You did not change your program. You did not swap exercises. But somehow your push day went from 18 working sets to 26 — and your bench press has not moved in six weeks.
That is volume creep: the slow, unconscious addition of sets, exercises, and "just one more" finishers that inflate workload without a plan.
How Volume Creep Happens
It rarely arrives as a deliberate decision. It accumulates through small habits:
- Adding a back-off set because the last one felt easy
- Throwing in cable flyes "for the pump" after chest is already done
- Extending rest-pause sets into full extra working sets
- Duplicating similar movements (incline DB press and incline machine press)
- Chasing soreness because soreness feels like progress
Each addition seems harmless. Over four to eight weeks, total weekly volume can jump 30–50% while intensity stays flat.
Why More Sets Stop Working
Hypertrophy responds to effective volume — hard sets taken close to failure — not total time in the gym.
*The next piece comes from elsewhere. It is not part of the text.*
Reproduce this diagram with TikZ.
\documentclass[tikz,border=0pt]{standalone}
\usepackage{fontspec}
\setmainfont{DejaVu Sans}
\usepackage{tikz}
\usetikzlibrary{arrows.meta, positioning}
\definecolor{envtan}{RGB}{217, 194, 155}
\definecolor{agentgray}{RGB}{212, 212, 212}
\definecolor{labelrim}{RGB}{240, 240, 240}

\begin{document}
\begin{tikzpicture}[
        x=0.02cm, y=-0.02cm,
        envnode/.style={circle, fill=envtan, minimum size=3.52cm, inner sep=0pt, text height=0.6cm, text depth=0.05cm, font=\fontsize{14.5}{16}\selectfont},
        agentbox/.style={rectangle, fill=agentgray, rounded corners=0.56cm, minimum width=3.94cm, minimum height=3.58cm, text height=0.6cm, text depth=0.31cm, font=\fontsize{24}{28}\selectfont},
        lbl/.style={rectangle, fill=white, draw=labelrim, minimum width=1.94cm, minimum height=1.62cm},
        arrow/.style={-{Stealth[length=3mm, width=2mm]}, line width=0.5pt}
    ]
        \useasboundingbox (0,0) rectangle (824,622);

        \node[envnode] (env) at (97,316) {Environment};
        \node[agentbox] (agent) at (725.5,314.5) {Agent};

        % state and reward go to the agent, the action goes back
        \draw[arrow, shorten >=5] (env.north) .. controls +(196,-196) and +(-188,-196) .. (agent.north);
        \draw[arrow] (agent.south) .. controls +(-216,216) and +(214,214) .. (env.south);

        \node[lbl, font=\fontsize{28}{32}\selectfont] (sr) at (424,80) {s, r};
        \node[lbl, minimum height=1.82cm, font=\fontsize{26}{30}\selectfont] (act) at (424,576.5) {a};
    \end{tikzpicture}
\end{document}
Past your personal volume landmark (often called MEV → MRV range in training literature), additional sets produce:
- More systemic fatigue than local muscle stimulus
- Worse sleep and appetite signals
- Flat or declining performance on key lifts
- Joints that ache before muscles do
Your body does not care that set 22 "felt good." It cares whether set 22 adds recoverable stimulus or just debt.
Spot Volume Creep in Your Log
Compare two blocks side by side — same program on paper, four weeks apart:
| Signal | Healthy progression | Volume creep |
|---|---|---|
| Working sets per muscle/week | Stable or planned increase | Drifting upward |
| Session duration | ±10 min | +20–40 min |
| Main lift performance | Trending up or stable | Flat or down |
| Accessory selection | Fixed list | New exercises each week |
| RPE on final sets | 8–9 | 6–7 (too easy → you add more) |
If total sets climb but your top-set numbers do not, you are not progressing. You are accumulating.
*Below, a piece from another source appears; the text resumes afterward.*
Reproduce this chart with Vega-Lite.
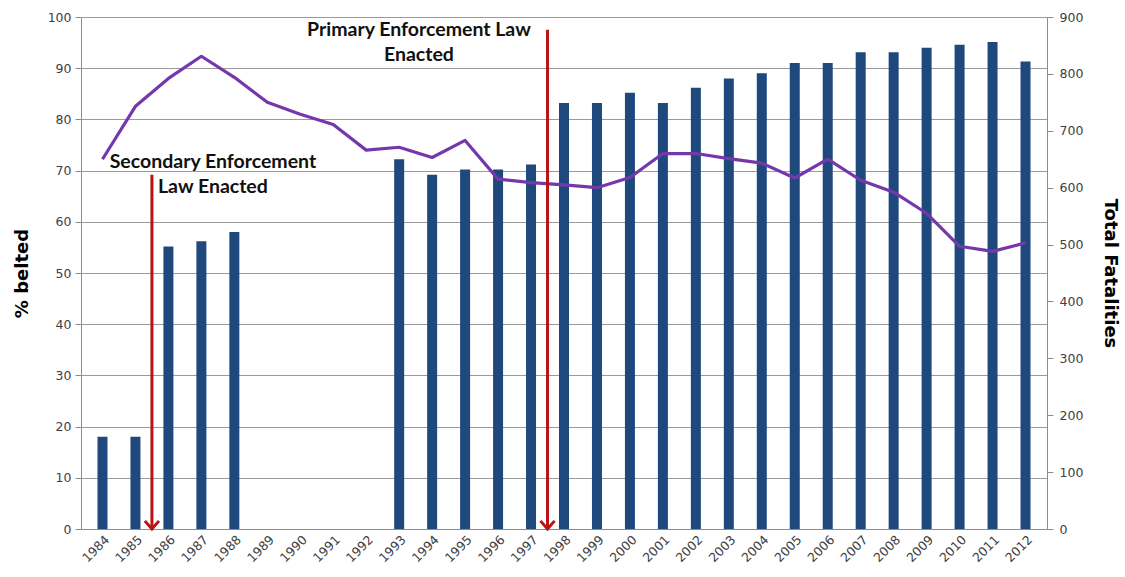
{
  "$schema": "https://vega.github.io/schema/vega-lite/v6.json",
  "autosize": "none",
  "width": 966,
  "height": 512,
  "padding": {"left": 81, "top": 17, "right": 78, "bottom": 48},
  "background": "white",
  "config": {
    "view": {"stroke": null},
    "axis": {"labelFont": "DejaVu Sans", "labelColor": "#404040", "labelFontSize": 12.5, "titleFont": "DejaVu Sans", "titleFontWeight": "bold", "titleColor": "black", "titleFontSize": 18, "domainColor": "#8C8C8C", "tickColor": "#8C8C8C", "gridColor": "#9A9A9A"}
  },
  "datasets": {
    "years": [
      {"year": 1984, "belted": 18, "fatalities": 650},
      {"year": 1985, "belted": 18, "fatalities": 743},
      {"year": 1986, "belted": 55.2, "fatalities": 792},
      {"year": 1987, "belted": 56.2, "fatalities": 831},
      {"year": 1988, "belted": 58, "fatalities": 794},
      {"year": 1989, "belted": null, "fatalities": 750},
      {"year": 1990, "belted": null, "fatalities": 729},
      {"year": 1991, "belted": null, "fatalities": 711},
      {"year": 1992, "belted": null, "fatalities": 666},
      {"year": 1993, "belted": 72.2, "fatalities": 671},
      {"year": 1994, "belted": 69.2, "fatalities": 653},
      {"year": 1995, "belted": 70.2, "fatalities": 683},
      {"year": 1996, "belted": 70.2, "fatalities": 615},
      {"year": 1997, "belted": 71.2, "fatalities": 609},
      {"year": 1998, "belted": 83.2, "fatalities": 605},
      {"year": 1999, "belted": 83.2, "fatalities": 600},
      {"year": 2000, "belted": 85.2, "fatalities": 618},
      {"year": 2001, "belted": 83.2, "fatalities": 660},
      {"year": 2002, "belted": 86.2, "fatalities": 660},
      {"year": 2003, "belted": 88, "fatalities": 651},
      {"year": 2004, "belted": 89, "fatalities": 643},
      {"year": 2005, "belted": 91, "fatalities": 617},
      {"year": 2006, "belted": 91, "fatalities": 650},
      {"year": 2007, "belted": 93.1, "fatalities": 613},
      {"year": 2008, "belted": 93.1, "fatalities": 592},
      {"year": 2009, "belted": 94, "fatalities": 555},
      {"year": 2010, "belted": 94.6, "fatalities": 497},
      {"year": 2011, "belted": 95.1, "fatalities": 488},
      {"year": 2012, "belted": 91.3, "fatalities": 503}
    ],
    "laws": [
      {"when": 1985.5, "top": 69.2, "bottom": 0},
      {"when": 1997.5, "top": 97.5, "bottom": 0}
    ],
    "notes": [
      {"when": 1987.35, "pct": 71.6, "label": ["Secondary Enforcement", "Law Enacted"]},
      {"when": 1993.6, "pct": 97.5, "label": ["Primary Enforcement Law", "Enacted"]}
    ]
  },
  "encoding": {
    "x": {
      "field": "year",
      "type": "quantitative",
      "scale": {"domain": [1983.5, 2012.5], "nice": false, "zero": false},
      "axis": {"values": [1984,1985,1986,1987,1988,1989,1990,1991,1992,1993,1994,1995,1996,1997,1998,1999,2000,2001,2002,2003,2004,2005,2006,2007,2008,2009,2010,2011,2012], "format": "d", "labelAngle": -45, "ticks": false, "grid": false, "title": null, "labelPadding": 4, "labelFontSize": 12.5, "domainColor": "#8C8C8C"}
    }
  },
  "layer": [
    {
      "data": {"name": "years"},
      "mark": {"type": "bar", "width": 10, "color": "#1F497D"},
      "encoding": {
        "y": {
          "field": "belted",
          "type": "quantitative",
          "scale": {"domain": [0, 100], "nice": false},
          "axis": {"orient": "left", "title": "% belted", "values": [0,10,20,30,40,50,60,70,80,90,100], "grid": true, "tickSize": 6, "labelPadding": 4, "titlePadding": 16}
        }
      }
    },
    {
      "data": {"name": "years"},
      "mark": {"type": "line", "color": "#7538AC", "strokeWidth": 3.2, "strokeJoin": "round"},
      "encoding": {
        "y": {
          "field": "fatalities",
          "type": "quantitative",
          "scale": {"domain": [0, 900], "nice": false},
          "axis": {"orient": "right", "title": "Total Fatalities", "values": [0,100,200,300,400,500,600,700,800,900], "grid": false, "tickSize": 6, "labelPadding": 6, "titlePadding": 18, "domain": true}
        }
      }
    },
    {
      "data": {"name": "laws"},
      "mark": {"type": "rule", "color": "#B81414", "strokeWidth": 3},
      "encoding": {
        "x": {"field": "when", "type": "quantitative"},
        "y": {"field": "top", "type": "quantitative", "scale": {"domain": [0, 100], "nice": false}, "axis": null},
        "y2": {"field": "bottom"}
      }
    },
    {
      "data": {"name": "laws"},
      "mark": {"type": "point", "shape": "M -1 -1.15 L 0 0 L 1 -1.15", "filled": false, "stroke": "#B81414", "strokeWidth": 3, "size": 200, "opacity": 1, "strokeJoin": "miter"},
      "encoding": {
        "x": {"field": "when", "type": "quantitative"},
        "y": {"field": "bottom", "type": "quantitative", "scale": {"domain": [0, 100], "nice": false}, "axis": null}
      }
    },
    {
      "data": {"name": "notes"},
      "mark": {"type": "text", "font": "Lato", "fontWeight": "bold", "fontSize": 19.5, "color": "#111111", "align": "center", "baseline": "middle", "lineHeight": 25},
      "encoding": {
        "x": {"field": "when", "type": "quantitative"},
        "y": {"field": "pct", "type": "quantitative", "scale": {"domain": [0, 100], "nice": false}, "axis": null},
        "text": {"field": "label"}
      }
    }
  ],
  "resolve": {"scale": {"y": "independent"}, "axis": {"y": "independent"}}
}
The Fix: Cap Before You Add
Pick a set budget per muscle group per week and treat it like a hard limit until the next training block.
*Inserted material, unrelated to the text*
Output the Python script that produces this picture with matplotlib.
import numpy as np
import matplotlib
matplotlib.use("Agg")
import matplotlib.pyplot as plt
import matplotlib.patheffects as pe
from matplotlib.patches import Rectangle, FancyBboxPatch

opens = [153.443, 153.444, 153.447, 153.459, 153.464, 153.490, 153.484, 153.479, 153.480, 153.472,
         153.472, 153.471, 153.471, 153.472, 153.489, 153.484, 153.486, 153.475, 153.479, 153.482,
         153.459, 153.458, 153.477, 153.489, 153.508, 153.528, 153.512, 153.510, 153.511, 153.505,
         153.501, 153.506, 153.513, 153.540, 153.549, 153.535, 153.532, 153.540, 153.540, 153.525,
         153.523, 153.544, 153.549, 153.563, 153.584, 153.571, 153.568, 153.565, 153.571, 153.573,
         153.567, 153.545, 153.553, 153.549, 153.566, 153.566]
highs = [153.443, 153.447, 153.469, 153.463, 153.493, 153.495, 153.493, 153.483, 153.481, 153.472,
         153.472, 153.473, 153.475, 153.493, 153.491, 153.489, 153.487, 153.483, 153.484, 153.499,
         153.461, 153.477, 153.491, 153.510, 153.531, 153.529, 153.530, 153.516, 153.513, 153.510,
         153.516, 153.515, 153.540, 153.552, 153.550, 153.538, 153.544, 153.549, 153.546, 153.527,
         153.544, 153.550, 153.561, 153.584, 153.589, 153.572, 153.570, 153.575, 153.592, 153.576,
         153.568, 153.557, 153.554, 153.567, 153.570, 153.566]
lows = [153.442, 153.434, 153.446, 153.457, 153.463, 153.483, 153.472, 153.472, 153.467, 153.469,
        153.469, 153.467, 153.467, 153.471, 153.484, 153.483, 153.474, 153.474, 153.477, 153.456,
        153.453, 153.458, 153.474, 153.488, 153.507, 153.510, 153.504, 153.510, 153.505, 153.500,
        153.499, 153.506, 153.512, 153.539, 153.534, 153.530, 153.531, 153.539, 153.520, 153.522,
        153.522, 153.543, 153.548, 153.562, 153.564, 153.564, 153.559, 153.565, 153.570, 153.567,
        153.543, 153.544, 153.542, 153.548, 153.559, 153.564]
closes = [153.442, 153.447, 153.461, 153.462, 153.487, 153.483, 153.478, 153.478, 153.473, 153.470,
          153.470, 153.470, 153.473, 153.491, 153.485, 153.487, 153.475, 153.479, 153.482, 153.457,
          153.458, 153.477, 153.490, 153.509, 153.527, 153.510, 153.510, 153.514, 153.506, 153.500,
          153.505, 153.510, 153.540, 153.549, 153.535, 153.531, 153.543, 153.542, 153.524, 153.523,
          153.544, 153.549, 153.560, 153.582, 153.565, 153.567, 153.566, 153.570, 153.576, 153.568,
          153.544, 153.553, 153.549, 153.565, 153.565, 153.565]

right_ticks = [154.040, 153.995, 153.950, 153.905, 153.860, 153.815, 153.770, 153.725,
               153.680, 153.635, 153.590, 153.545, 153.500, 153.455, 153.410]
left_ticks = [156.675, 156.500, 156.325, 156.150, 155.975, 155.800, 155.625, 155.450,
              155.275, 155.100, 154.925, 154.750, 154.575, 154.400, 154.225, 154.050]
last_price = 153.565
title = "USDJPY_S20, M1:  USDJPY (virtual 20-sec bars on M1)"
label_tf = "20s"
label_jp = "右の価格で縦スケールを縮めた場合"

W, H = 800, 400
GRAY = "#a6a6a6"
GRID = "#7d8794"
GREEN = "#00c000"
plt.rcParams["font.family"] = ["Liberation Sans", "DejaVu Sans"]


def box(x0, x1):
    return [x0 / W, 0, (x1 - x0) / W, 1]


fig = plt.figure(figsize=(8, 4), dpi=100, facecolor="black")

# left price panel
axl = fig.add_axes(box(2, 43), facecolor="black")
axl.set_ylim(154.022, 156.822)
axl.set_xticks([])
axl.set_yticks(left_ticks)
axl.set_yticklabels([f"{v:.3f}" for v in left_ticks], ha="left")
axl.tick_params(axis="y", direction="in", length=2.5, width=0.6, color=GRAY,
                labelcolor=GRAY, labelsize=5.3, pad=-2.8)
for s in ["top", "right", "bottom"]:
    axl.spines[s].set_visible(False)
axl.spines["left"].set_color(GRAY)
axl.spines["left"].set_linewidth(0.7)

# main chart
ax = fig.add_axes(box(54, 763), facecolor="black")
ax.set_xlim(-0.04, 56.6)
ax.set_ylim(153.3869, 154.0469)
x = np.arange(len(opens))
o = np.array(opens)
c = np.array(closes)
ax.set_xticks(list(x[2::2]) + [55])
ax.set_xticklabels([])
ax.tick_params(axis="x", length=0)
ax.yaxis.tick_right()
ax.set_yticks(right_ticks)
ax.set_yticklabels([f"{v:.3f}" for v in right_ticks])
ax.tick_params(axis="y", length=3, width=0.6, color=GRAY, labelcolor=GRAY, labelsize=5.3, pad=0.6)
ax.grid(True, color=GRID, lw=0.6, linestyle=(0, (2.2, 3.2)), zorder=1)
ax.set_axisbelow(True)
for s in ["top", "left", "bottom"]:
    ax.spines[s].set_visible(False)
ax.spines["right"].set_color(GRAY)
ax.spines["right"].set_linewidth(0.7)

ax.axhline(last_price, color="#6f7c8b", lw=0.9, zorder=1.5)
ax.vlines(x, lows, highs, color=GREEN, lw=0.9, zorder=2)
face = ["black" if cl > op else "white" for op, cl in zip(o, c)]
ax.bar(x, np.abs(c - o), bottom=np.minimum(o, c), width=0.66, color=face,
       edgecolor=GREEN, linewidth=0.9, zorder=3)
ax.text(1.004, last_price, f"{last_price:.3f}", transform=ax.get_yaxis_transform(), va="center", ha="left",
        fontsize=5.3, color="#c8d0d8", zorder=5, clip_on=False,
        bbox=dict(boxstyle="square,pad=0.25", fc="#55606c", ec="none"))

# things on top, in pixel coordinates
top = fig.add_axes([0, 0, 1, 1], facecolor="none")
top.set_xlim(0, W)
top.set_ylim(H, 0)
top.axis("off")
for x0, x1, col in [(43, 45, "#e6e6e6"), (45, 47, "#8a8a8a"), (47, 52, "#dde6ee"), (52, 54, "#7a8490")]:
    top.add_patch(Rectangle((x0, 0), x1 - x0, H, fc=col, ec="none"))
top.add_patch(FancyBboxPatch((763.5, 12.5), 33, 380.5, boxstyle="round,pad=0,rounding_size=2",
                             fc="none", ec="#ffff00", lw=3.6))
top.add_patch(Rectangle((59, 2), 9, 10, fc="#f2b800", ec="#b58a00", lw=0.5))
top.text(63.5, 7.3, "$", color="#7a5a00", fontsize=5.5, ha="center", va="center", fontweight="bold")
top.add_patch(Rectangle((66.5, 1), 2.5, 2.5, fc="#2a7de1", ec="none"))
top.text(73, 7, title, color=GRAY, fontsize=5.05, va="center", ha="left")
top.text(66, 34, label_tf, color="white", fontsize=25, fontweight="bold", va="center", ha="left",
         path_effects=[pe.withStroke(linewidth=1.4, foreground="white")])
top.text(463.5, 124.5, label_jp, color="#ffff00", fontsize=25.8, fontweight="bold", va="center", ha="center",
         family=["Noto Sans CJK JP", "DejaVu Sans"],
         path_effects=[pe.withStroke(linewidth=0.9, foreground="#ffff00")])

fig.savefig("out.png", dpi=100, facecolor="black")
Example for chest in a push-focused split:
- 4–6 hard sets per session, 10–14 sets per week for most intermediates
- One primary press, one secondary angle, optional isolation — then stop
When a session feels easy, progress via load or reps on existing sets, not new sets. That is progressive overload. Extra sets without a plan are noise.
Deloads Do Not Fix Creep
A deload week resets fatigue. It does not fix a program that grows by accident. After deload, volume creep returns unless you:
- Audit last month's logs for set count per muscle
- Delete redundant exercises
- Recommit to the set cap for the next block
How Armstrong Helps
Armstrong shows set history per exercise and per session. When your chest day quietly grows from 16 to 24 sets, the trend is visible — not buried in memory. Before adding another movement, check whether last block's volume already produced progress.
Volume is a dial, not a leaderboard. Turn it up on purpose, or turn it down before fatigue turns progress off.
Key Takeaway
If workouts feel harder but numbers stay flat, count your working sets. Unconscious inflation is common, fixable, and invisible without a log. Cap volume, progress the sets you keep, and let recovery do its job.